When I refer to choices, I do not mean the choices made at the ballots only, I also mean the fundamental choices of whether we should have accepted SCAF's roadmap, or whether we should go to the elections (parliamentary and presidential), how we should design the committee writing the constitution, how to deal with Morsi's incompetence, how to deal with the corrupt judicial and media institutions. To clarify with an example, I believe that just as the Brotherhood was mistaken to scurry to take power within a SCAFdesigned roadmap that was clearly managed by SCAF, the revolutionaries were mistaken to have taken to the streets on June 30, 2013 in an occasion that was clearly designed by SCAF.
We all contributed in one way or another to where we find ourselves today. It is a sad reality but it has given us experience to comprehend that what took place on July 3 was a counterrevolution that was able to leverage our blunders and its willingness to restore the old system once more. The funny thought is that we saw it happening, recognized it and made loads of fun about it with our inherent sense of humor. I remember all the jokes shared over the last three years about how Mubarak and his gang would eventually be released and the revolutionaries would end up in jail instead. Subconsciously we knew what was going on and yet consciously we did a wonderful job in allowing it to happen.
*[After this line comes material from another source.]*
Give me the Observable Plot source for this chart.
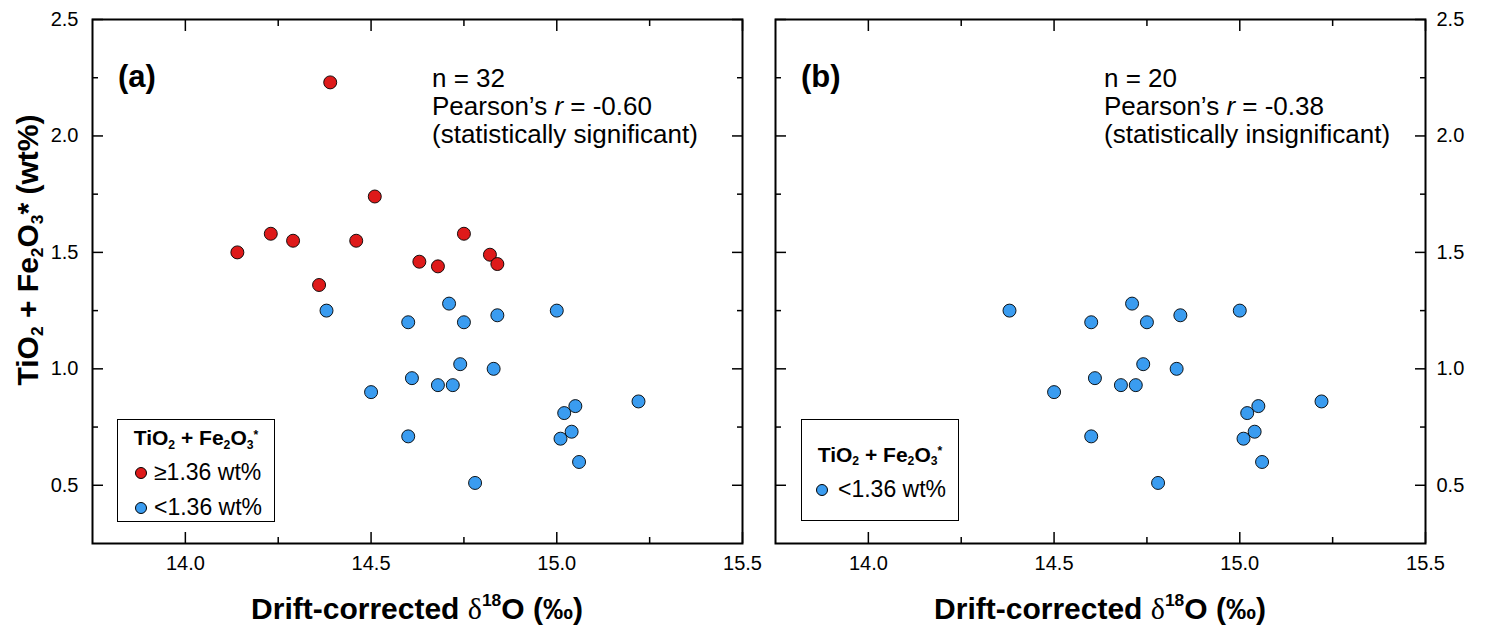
<!DOCTYPE html>
<html>
<head>
<meta charset="utf-8">
<script src="https://cdn.jsdelivr.net/npm/d3@7"></script>
<script src="https://cdn.jsdelivr.net/npm/@observablehq/plot@0.6"></script>
<style>
  html, body { margin: 0; padding: 0; background: #fff; }
  #chart { position: relative; width: 1487px; height: 632px; overflow: hidden; font-family: "Liberation Sans", Arial, sans-serif; color: #000; }
  .plot { position: absolute; top: 0; }
  .abs { position: absolute; white-space: nowrap; }
  .panel { font-weight: bold; font-size: 31px; line-height: 34px; }
  .note { font-size: 26px; line-height: 28px; }
  .axlab { font-weight: bold; font-size: 30px; line-height: 34px; text-align: center; }
  .axlab sub, .axlab sup, .leg sub, .leg sup { font-size: 58%; line-height: 0; position: relative; vertical-align: baseline; }
  .axlab sub, .leg sub { top: 0.3em; }
  .axlab sup { top: -0.75em; }
  .leg sup { top: -0.5em; }
  .delta { font-family: "Liberation Serif", "Times New Roman", serif; font-weight: normal; }
  .leg { border: 1.5px solid #000; box-sizing: border-box; background: #fff; font-size: 23px; }
  .leg .row { height: 35px; line-height: 35px; position: relative; }
  .leg .title { font-weight: bold; font-size: 21px; text-align: center; }
  .leg .sw { position: absolute; top: 12px; width: 12px; height: 12px; border-radius: 50%; border: 1px solid #000; box-sizing: border-box; }
  .leg .lbl { position: absolute; }
</style>
</head>
<body>
<div id="chart"></div>
<script>
// ---- data ----
const redX  = [14.14, 14.23, 14.29, 14.36, 14.39, 14.46, 14.51, 14.63, 14.68, 14.75, 14.82, 14.84];
const redY  = [1.50, 1.58, 1.55, 1.36, 2.23, 1.55, 1.74, 1.46, 1.44, 1.58, 1.49, 1.45];
const blueX = [14.38, 14.50, 14.60, 14.61, 14.60, 14.68, 14.71, 14.72, 14.74, 14.75, 14.78, 14.83, 14.84, 15.00, 15.01, 15.02, 15.04, 15.05, 15.06, 15.22];
const blueY = [1.25, 0.90, 1.20, 0.96, 0.71, 0.93, 1.28, 0.93, 1.02, 1.20, 0.51, 1.00, 1.23, 1.25, 0.70, 0.81, 0.73, 0.84, 0.60, 0.86];
const xMajor = [14.0, 14.5, 15.0, 15.5];
const xMinor = [14.25, 14.75, 15.25];
const yMajor = [0.5, 1.0, 1.5, 2.0, 2.5];
const yMinor = [0.75, 1.25, 1.75, 2.25];
const xDomain = [13.75, 15.5];
const yDomain = [0.25, 2.5];
const RED = "#de1a1a", BLUE = "#3a9cf0";

const red = redX.map((x, i) => ({x, y: redY[i]}));
const blue = blueX.map((x, i) => ({x, y: blueY[i]}));

const fmt = d3.format(".1f");
const none = () => "";
const FS = 20;

function panel({width, marginLeft, marginRight, labelSide, series}) {
  const other = labelSide === "left" ? "right" : "left";
  const tpY = labelSide === "left" ? 25 : 22;
  return Plot.plot({
    width, height: 632,
    marginLeft, marginRight, marginTop: 19, marginBottom: 89,
    x: {domain: xDomain, label: null},
    y: {domain: yDomain, label: null},
    style: {fontFamily: "'Liberation Sans', Arial, sans-serif", fontSize: FS + "px", color: "#000", background: "transparent", overflow: "visible"},
    marks: [
      Plot.axisX(xMajor, {anchor: "bottom", tickSize: -11, tickPadding: 23, tickFormat: fmt, fontSize: FS, strokeWidth: 1.5, label: null}),
      Plot.axisX(xMajor, {anchor: "top", tickSize: -11, tickFormat: none, strokeWidth: 1.5, label: null}),
      Plot.axisX(xMinor, {anchor: "bottom", tickSize: -6, tickFormat: none, strokeWidth: 1.5, label: null}),
      Plot.axisX(xMinor, {anchor: "top", tickSize: -6, tickFormat: none, strokeWidth: 1.5, label: null}),
      Plot.axisY(yMajor, {anchor: labelSide, tickSize: -11, tickPadding: tpY, tickFormat: fmt, fontSize: FS, strokeWidth: 1.5, label: null}),
      Plot.axisY(yMajor, {anchor: other, tickSize: -11, tickFormat: none, strokeWidth: 1.5, label: null}),
      Plot.axisY(yMinor, {anchor: "left", tickSize: -6, tickFormat: none, strokeWidth: 1.5, label: null}),
      Plot.axisY(yMinor, {anchor: "right", tickSize: -6, tickFormat: none, strokeWidth: 1.5, label: null}),
      Plot.frame({stroke: "#000", strokeWidth: 2}),
      ...series.map(s => Plot.dot(s.data, {x: "x", y: "y", r: 6.5, fill: s.color, stroke: "#000", strokeWidth: 0.9}))
    ]
  });
}

const chart = document.getElementById("chart");

const pa = panel({width: 760, marginLeft: 92, marginRight: 18, labelSide: "left",
  series: [{data: red, color: RED}, {data: blue, color: BLUE}]});
pa.classList.add("plot"); pa.style.left = "0px";
chart.appendChild(pa);

const pb = panel({width: 727, marginLeft: 15, marginRight: 62, labelSide: "right",
  series: [{data: blue, color: BLUE}]});
pb.classList.add("plot"); pb.style.left = "760px";
chart.appendChild(pb);

function add(html, cls, style) {
  const d = document.createElement("div");
  d.className = "abs " + cls;
  d.innerHTML = html;
  Object.assign(d.style, style);
  chart.appendChild(d);
  return d;
}

// panel labels
add("(a)", "panel", {left: "118px", top: "60px"});
add("(b)", "panel", {left: "801px", top: "60px"});

// annotations
add("n = 32<br>Pearson’s <i>r</i> = -0.60<br>(statistically significant)", "note", {left: "432px", top: "64px"});
add("n = 20<br>Pearson’s <i>r</i> = -0.38<br>(statistically insignificant)", "note", {left: "1104px", top: "64px"});

// axis labels
const xlab = 'Drift-corrected <span class="delta">δ</span><sup>18</sup>O (‰)';
add(xlab, "axlab", {left: "92px", width: "650px", top: "592px"});
add(xlab, "axlab", {left: "775px", width: "650px", top: "592px"});
add('TiO<sub>2</sub> + Fe<sub>2</sub>O<sub>3</sub>* (wt%)', "axlab",
  {left: "28px", top: "250px", transform: "translate(-50%,-50%) rotate(-90deg)"});

// legends
const legTitle = 'TiO<sub>2</sub> + Fe<sub>2</sub>O<sub>3</sub><sup>*</sup>';
add(`<div class="row title">${legTitle}</div>
     <div class="row"><span class="sw" style="left:17px;background:${RED}"></span><span class="lbl" style="left:36px">≥1.36 wt%</span></div>
     <div class="row"><span class="sw" style="left:17px;background:${BLUE}"></span><span class="lbl" style="left:36px">&lt;1.36 wt%</span></div>`,
  "leg", {left: "117px", top: "419px", width: "158px", height: "103px"});
add(`<div style="height:16.5px"></div><div class="row title">${legTitle}</div>
     <div class="row"><span class="sw" style="left:14px;background:${BLUE}"></span><span class="lbl" style="left:36px">&lt;1.36 wt%</span></div>`,
  "leg", {left: "801px", top: "419px", width: "158px", height: "102px"});
</script>
</body>
</html>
This leads me to the crucial: By viewing what took place on July 3 within the context of a counterrevolution we can leverage the huge opportunity of taking the revolution back to square one. We can go back to the point of Feb. 11, 2011. We can design and follow a new political roadmap that would ensure we would not allow the military and other key powers in the current ailing system the ability to influence or intervene in the building of a new Egypt.
All factions opposing the current system need to come together and realize that we all have a role to play in revamping the revolution. Predominantly, the Brotherhood and their allies in the coalition must reconsider their current stand and view the results that took place in the ballots as part of a faulty decision that referred us to a corrupt political system and should therefore let go of the notion of restoring the results of a distorted democratic process. In simple words, let go of Morsi, the 2012 constitution and the parliament. In doing so, they will be able to offer a much more inclusive option for others to join in and demonstrate that this is not about a power struggle but a revolution that seeks to establish a new social system.
The Brotherhood and their allies in the coalition need to admit that they have so far been unable to be inclusive and do not have the competence to lead Egypt alone. In parallel, the revolutionary groups and individuals must admit to their short comings of being divided, unable to harness sufficient street support and lacking clear visibility about what sort of social system they want instead. Both groups need to work on all of their shortcomings together. They are on the same boat and both of them are rocking it hard enough to make it topple.
What happens if they both topple? Not much really, maybe a little time delay but in the end the revolution will find others who will capture it, believe in it and lead it to victory.
The counterrevolution is not on its deathbed. The Egyptian army's reputation and credibility have been negatively influenced but much of their power is still intact. The corruption of the current social system - here I refer to the military, the state and its supporters, whether institutions, groups or individuals - has been exposed in an unprecedented manner. However, they are adamant as ever in protecting their existence. July 3 was a huge blunder on their part and we must seize the opportunity this offers us before it is too late.